OK, perhaps the end of the Field's Open's three-year run in 2008 at Ko Olina can't be blamed on Bivens, although she nearly blew the inaugural out of the water with a ham-handed policy involving credentials. More later.

But it's hard not to blame Bivens for the demise of the SBS Open and Kapalua Classic. As commissioner, the buck stops with her and, sure enough, sponsor's bucks have stopped. The LPGA had a great thing going with the season-opening event at the Turtle Bay Resort. All it had to do was keep the sponsoring Seoul Broadcasting System company happy.

Instead, Bivens not only severed a 15-year relationship that was nurtured to its fruition with the SBS Open by previous LPGA commissioner Ty Votaw, she offended SBS by signing up with a rival cable television company in South Korea. If that wasn't bad enough, the deal was announced — during the week of this year's SBS Open. Talk about bad timing. Thus ended a five-year run of the SBS Open at Turtle Bay. Happily, not the presence of SBS. It took its bucks and joined up with the PGA Tour instead, and signed a 10-year contract to host the season-opening SBS Championship at Kapalua's Plantation Course, beginning next January, when Mercedes-Benz pulled out as sponsor.

As for the one-and-done LPGA Kapalua Classic, could it have been saved? At least, Kapalua's Gary Planos thought so. Citing huge company losses, Planos, on behalf of the tournament's organizers, asked the LPGA to defer this year's event in view of still not finding a title sponsor with the idea of resuming the five-year commitment in 2010. Instead of replying, "Gee, we understand times are tough, sure," an LPGA official told The Associated Press, "The LPGA will vigorously enforce its legal rights under the contract." Nice going, guys.

With Bivens, it has always been my way or the highway, even though her ideas more often than not have run into road blocks or dead-ends. Who can forget the flap she raised last year with her English-as-the-only-language edict? Suspending young foreign (read South Korean) players if they didn't learn conversant English in two years? That it was quickly rescinded only emphasized how badly thought out it was in the first place. But the memory of it lingered as a public relations mess that the LPGA had to overcome.

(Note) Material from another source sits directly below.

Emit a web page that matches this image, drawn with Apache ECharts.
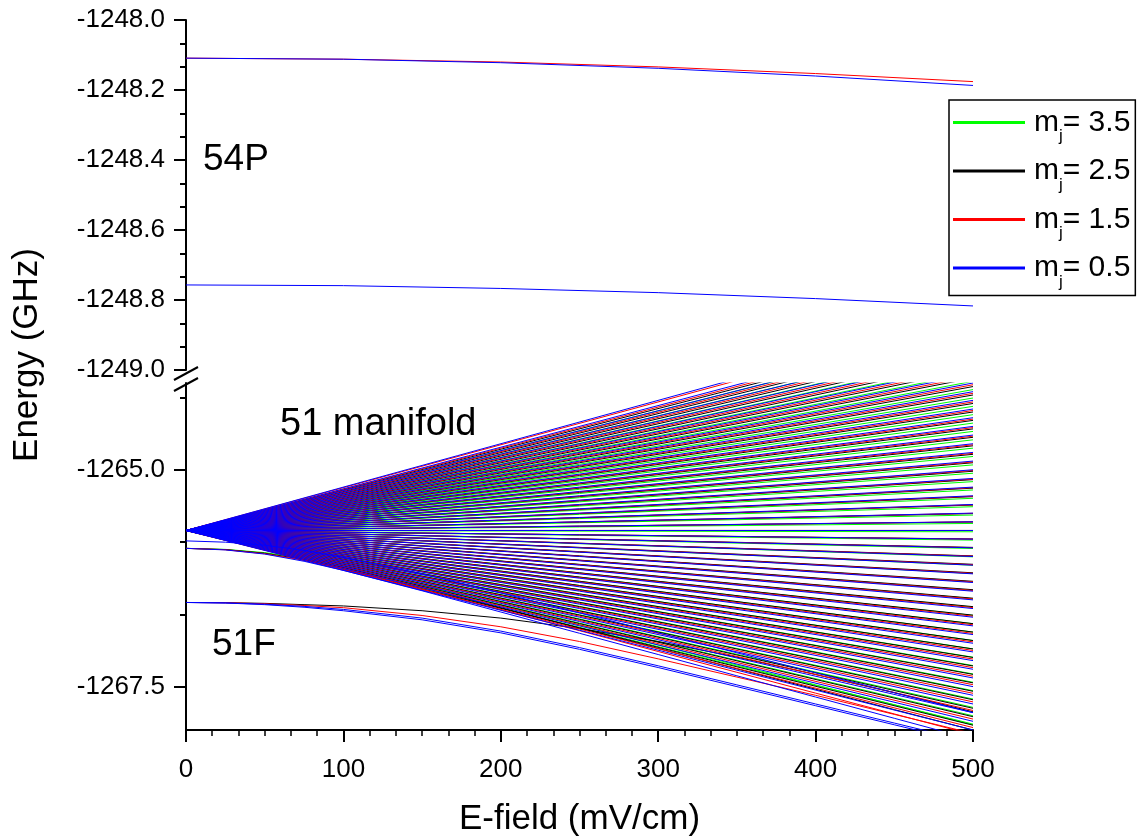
<!DOCTYPE html>
<html>
<head>
<meta charset="utf-8">
<title>Stark map 51 manifold / 54P</title>
<script src="https://cdn.jsdelivr.net/npm/echarts@6/dist/echarts.min.js"></script>
<style>
  html, body { margin: 0; padding: 0; background: #fff; }
  #chart { width: 1142px; height: 838px; }
</style>
</head>
<body>
<div id="chart"></div>
<script>
// ---- field grid (mV/cm) ----
const fieldKnots = [0, 25, 50, 75, 100, 150, 200, 250, 300, 350, 400, 450, 500];
const fieldKnots54 = [0, 100, 200, 300, 400, 500];
const fieldMax = 500;

// ---- x tick labels ----
const xTicks = [0, 100, 200, 300, 400, 500];

// ---- 54P levels (GHz) at fieldKnots54 ----
const p32Red  = [-1248.109, -1248.112, -1248.120, -1248.134, -1248.153, -1248.176];
const p32Blue = [-1248.109, -1248.112, -1248.122, -1248.138, -1248.160, -1248.187];
const p12Blue = [-1248.757, -1248.759, -1248.767, -1248.779, -1248.796, -1248.817];

// ---- 51F levels (GHz) at fieldKnots ----
const f51Black = [-1266.530, -1266.532, -1266.540, -1266.555, -1266.570, -1266.625, -1266.710, -1266.830, -1266.980, -1267.160, -1267.360, -1267.570, -1267.790];
const f51Red   = [-1266.530, -1266.533, -1266.545, -1266.565, -1266.590, -1266.680, -1266.810, -1266.980, -1267.180, -1267.390, -1267.600, -1267.820, -1268.040];
const f51Blue  = [-1266.530, -1266.535, -1266.550, -1266.575, -1266.610, -1266.710, -1266.860, -1267.050, -1267.260, -1267.480, -1267.700, -1267.920, -1268.140];
const f51Blue2 = [-1266.530, -1266.536, -1266.555, -1266.585, -1266.625, -1266.730, -1266.880, -1267.070, -1267.280, -1267.500, -1267.720, -1267.940, -1268.160];

// ---- 51G levels (GHz) at fieldKnots ----
const g51Green = [-1265.906, -1265.918, -1265.955, -1266.022, -1266.112, -1266.330, -1266.560, -1266.790, -1267.020, -1267.250, -1267.480, -1267.710, -1267.940];
const g51Black = [-1265.906, -1265.920, -1265.962, -1266.035, -1266.130, -1266.355, -1266.590, -1266.825, -1267.060, -1267.295, -1267.530, -1267.765, -1268.000];
const g51Red   = [-1265.906, -1265.922, -1265.968, -1266.045, -1266.145, -1266.375, -1266.615, -1266.855, -1267.095, -1267.335, -1267.575, -1267.815, -1268.055];
const g51Blue  = [-1265.906, -1265.924, -1265.972, -1266.055, -1266.160, -1266.395, -1266.640, -1266.885, -1267.130, -1267.375, -1267.620, -1267.865, -1268.110];
const h51Blue  = [-1265.820, -1265.835, -1265.870, -1265.930, -1266.010, -1266.200, -1266.420, -1266.650, -1266.880, -1267.110, -1267.340, -1267.570, -1267.800];

// ---- 51 manifold: zero-field energy and energies at 500 mV/cm (GHz) ----
const manifoldZeroField = -1265.70;
const fanEndBlue = [
  -1263.200, -1263.300, -1263.400, -1263.500, -1263.600, -1263.700, -1263.800, -1263.900, -1264.000, -1264.100,
  -1264.200, -1264.300, -1264.400, -1264.500, -1264.600, -1264.700, -1264.800, -1264.900, -1265.000, -1265.100,
  -1265.200, -1265.300, -1265.400, -1265.500, -1265.600, -1265.700, -1265.800, -1265.900, -1266.000, -1266.100,
  -1266.200, -1266.300, -1266.400, -1266.500, -1266.600, -1266.700, -1266.800, -1266.900, -1267.000, -1267.100,
  -1267.200, -1267.300, -1267.400, -1267.500, -1267.600, -1267.700, -1267.800, -1267.900, -1268.000
];
const fanEndRed = [
  -1263.230, -1263.329, -1263.428, -1263.526, -1263.625, -1263.724, -1263.823, -1263.922, -1264.020, -1264.119,
  -1264.218, -1264.317, -1264.416, -1264.514, -1264.613, -1264.712, -1264.811, -1264.910, -1265.008, -1265.107,
  -1265.206, -1265.305, -1265.404, -1265.502, -1265.601, -1265.700, -1265.799, -1265.898, -1265.996, -1266.095,
  -1266.194, -1266.293, -1266.392, -1266.490, -1266.589, -1266.688, -1266.787, -1266.886, -1266.984, -1267.083,
  -1267.182, -1267.281, -1267.380, -1267.478, -1267.577, -1267.676, -1267.775, -1267.874, -1267.972
];
const fanEndBlack = [
  -1263.358, -1263.455, -1263.553, -1263.650, -1263.748, -1263.846, -1263.943, -1264.041, -1264.138,
  -1264.236, -1264.334, -1264.431, -1264.529, -1264.626, -1264.724, -1264.822, -1264.919, -1265.017, -1265.114,
  -1265.212, -1265.310, -1265.407, -1265.505, -1265.602, -1265.700, -1265.798, -1265.895, -1265.993, -1266.090,
  -1266.188, -1266.286, -1266.383, -1266.481, -1266.578, -1266.676, -1266.774, -1266.871, -1266.969, -1267.066,
  -1267.164, -1267.262, -1267.359, -1267.457, -1267.554, -1267.652, -1267.750, -1267.847, -1267.945
];
const fanEndGreen = [
  -1263.401, -1263.498, -1263.594, -1263.691, -1263.787, -1263.883, -1263.980, -1264.076, -1264.173,
  -1264.269, -1264.365, -1264.462, -1264.558, -1264.655, -1264.751, -1264.847, -1264.944, -1265.040, -1265.137,
  -1265.233, -1265.329, -1265.426, -1265.522, -1265.619, -1265.715, -1265.811, -1265.908, -1266.004, -1266.101,
  -1266.197, -1266.293, -1266.390, -1266.486, -1266.583, -1266.679, -1266.775, -1266.872, -1266.968, -1267.065,
  -1267.161, -1267.257, -1267.354, -1267.450, -1267.547, -1267.643, -1267.739, -1267.836, -1267.932
];

// ---- legend entries (m_j values) ----
const mjNames = ['3.5', '2.5', '1.5', '0.5'];

const COLORS = { '3.5': '#00ff00', '2.5': '#000000', '1.5': '#ff0000', '0.5': '#0000ff' };
const FONT = '"Liberation Sans", Arial, Helvetica, sans-serif';

function fanItems(ends) {
  return ends.map(e => ({ coords: [[0, manifoldZeroField], [fieldMax, e]] }));
}
function curveItem(values, knots) {
  return { coords: knots.map((x, i) => [x, values[i]]) };
}
function levelSeries(name, gridIdx, items) {
  return {
    type: 'lines',
    name: name,
    coordinateSystem: 'cartesian2d',
    xAxisIndex: gridIdx,
    yAxisIndex: gridIdx,
    polyline: true,
    clip: true,
    silent: true,
    animation: false,
    lineStyle: { color: COLORS[name], width: 1, opacity: 1 },
    data: items
  };
}

const series = [
  // lower panel: 51 manifold, 51G, 51F
  levelSeries('3.5', 1, [...fanItems(fanEndGreen), curveItem(g51Green, fieldKnots)]),
  levelSeries('2.5', 1, [...fanItems(fanEndBlack), curveItem(g51Black, fieldKnots), curveItem(f51Black, fieldKnots)]),
  levelSeries('1.5', 1, [...fanItems(fanEndRed), curveItem(g51Red, fieldKnots), curveItem(f51Red, fieldKnots)]),
  levelSeries('0.5', 1, [...fanItems(fanEndBlue), curveItem(h51Blue, fieldKnots), curveItem(g51Blue, fieldKnots),
                         curveItem(f51Blue, fieldKnots), curveItem(f51Blue2, fieldKnots)]),
  // upper panel: 54P
  levelSeries('1.5', 0, [curveItem(p32Red, fieldKnots54)]),
  levelSeries('0.5', 0, [curveItem(p32Blue, fieldKnots54), curveItem(p12Blue, fieldKnots54)])
];

const axisLineStyle = { color: '#000', width: 2 };
const labelStyle = { color: '#000', fontSize: 26, fontFamily: FONT };

const option = {
  backgroundColor: '#fff',
  animation: false,
  grid: [
    { left: 186, top: 20, width: 787, height: 350 },
    { left: 186, top: 383, width: 787, height: 353 }
  ],
  xAxis: [
    { gridIndex: 0, type: 'value', min: 0, max: fieldMax, show: false },
    {
      gridIndex: 1, type: 'value', min: 0, max: fieldMax, interval: 100,
      axisLine: { show: true, onZero: false, lineStyle: axisLineStyle },
      axisTick: { show: true, inside: false, length: 12, lineStyle: { color: '#000', width: 2 } },
      minorTick: { show: true, splitNumber: 6, length: 6, lineStyle: { color: '#000', width: 1.5 } },
      splitLine: { show: false },
      axisLabel: Object.assign({ margin: 27, customValues: xTicks }, labelStyle),
      name: 'E-field (mV/cm)', nameLocation: 'middle', nameGap: 72,
      nameTextStyle: { color: '#000', fontSize: 35, fontFamily: FONT }
    }
  ],
  yAxis: [
    {
      gridIndex: 0, type: 'value', min: -1249, max: -1248, interval: 0.2,
      axisLine: { show: true, onZero: false, lineStyle: axisLineStyle },
      axisTick: { show: true, inside: false, length: 12, lineStyle: { color: '#000', width: 2 } },
      minorTick: { show: true, splitNumber: 3, length: 6, lineStyle: { color: '#000', width: 2 } },
      splitLine: { show: false },
      axisLabel: Object.assign({ margin: 21, formatter: v => v.toFixed(1) }, labelStyle)
    },
    {
      gridIndex: 1, type: 'value', min: -1268, max: -1264,
      axisLine: { show: true, onZero: false, lineStyle: axisLineStyle },
      axisTick: { show: true, inside: false, length: 12, lineStyle: { color: '#000', width: 2 },
                  customValues: [-1267.5, -1265.0] },
      splitLine: { show: false },
      axisLabel: Object.assign({ margin: 21, customValues: [-1267.5, -1265.0], formatter: v => v.toFixed(1) }, labelStyle)
    },
    {
      // minor ticks of the lower segment
      gridIndex: 1, type: 'value', min: -1268, max: -1264, position: 'left',
      axisLine: { show: false },
      axisTick: { show: true, inside: false, length: 6, lineStyle: { color: '#000', width: 2 },
                  customValues: [-1266.6667, -1265.8333, -1264.1667] },
      axisLabel: { show: false },
      splitLine: { show: false }
    }
  ],
  legend: {
    orient: 'vertical',
    left: 949,
    top: 100,
    padding: [0, 5, 5, 4],
    itemGap: 3.5,
    itemWidth: 70,
    itemHeight: 1,
    borderColor: '#000',
    borderWidth: 1.5,
    selectedMode: false,
    data: mjNames.map(n => ({
      name: n,
      icon: 'rect',
      itemStyle: { color: n === '2.5' ? '#707070' : COLORS[n] }
    })),
    formatter: name => '{m|m}{j|j}{v|= ' + name + '}',
    textStyle: {
      color: '#000',
      fontFamily: FONT,
      rich: {
        m: { fontSize: 30, fontFamily: FONT, lineHeight: 40, padding: [0, 0, 0, 5] },
        j: { fontSize: 17, fontFamily: FONT, lineHeight: 12, padding: [28, 0, 0, 0] },
        v: { fontSize: 30, fontFamily: FONT, lineHeight: 40 }
      }
    }
  },
  graphic: [
    { type: 'text', x: 203, y: 160, style: { text: '54P', fontSize: 37, fontFamily: FONT, fill: '#000', verticalAlign: 'middle' } },
    { type: 'text', x: 280, y: 425, style: { text: '51 manifold', fontSize: 38, fontFamily: FONT, fill: '#000', verticalAlign: 'middle' } },
    { type: 'text', x: 212, y: 645, style: { text: '51F', fontSize: 37, fontFamily: FONT, fill: '#000', verticalAlign: 'middle' } },
    { type: 'text', x: 27, y: 355, rotation: Math.PI / 2,
      style: { text: 'Energy (GHz)', fontSize: 35, fontFamily: FONT, fill: '#000', align: 'center', verticalAlign: 'middle' } },
    // axis break marks
    { type: 'rect', shape: { x: 180, y: 371, width: 12, height: 11 }, style: { fill: '#fff' }, z: 100 },
    { type: 'line', shape: { x1: 174, y1: 380, x2: 198, y2: 367 }, style: { stroke: '#000', lineWidth: 2 }, z: 101 },
    { type: 'line', shape: { x1: 174, y1: 391, x2: 198, y2: 378 }, style: { stroke: '#000', lineWidth: 2 }, z: 101 }
  ],
  series: series
};

const chart = echarts.init(document.getElementById('chart'), null, { renderer: 'canvas' });
chart.setOption(option);
</script>
</body>
</html>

But that messy bit of PR wasn't the first for Bivens. That came during the 2006 Fields Open in Hawai'i, the second tournament in her first year as commissioner. She unilaterally imposed credential restrictions that caught the media completely off-guard at Ko Olina. She came up with this bright idea that the media should turn over rights to their stories and photos to the LPGA in order to be credentialed. That led to a boycott by both Honolulu dailies and AP in an event that Michelle Wie was playing in her first tour event in Hawai'i as a pro. The Advertiser's Ann Miller had to interview Wie in the parking lot after her opening round.

Like all things Bivens, that idea was also quickly rescinded.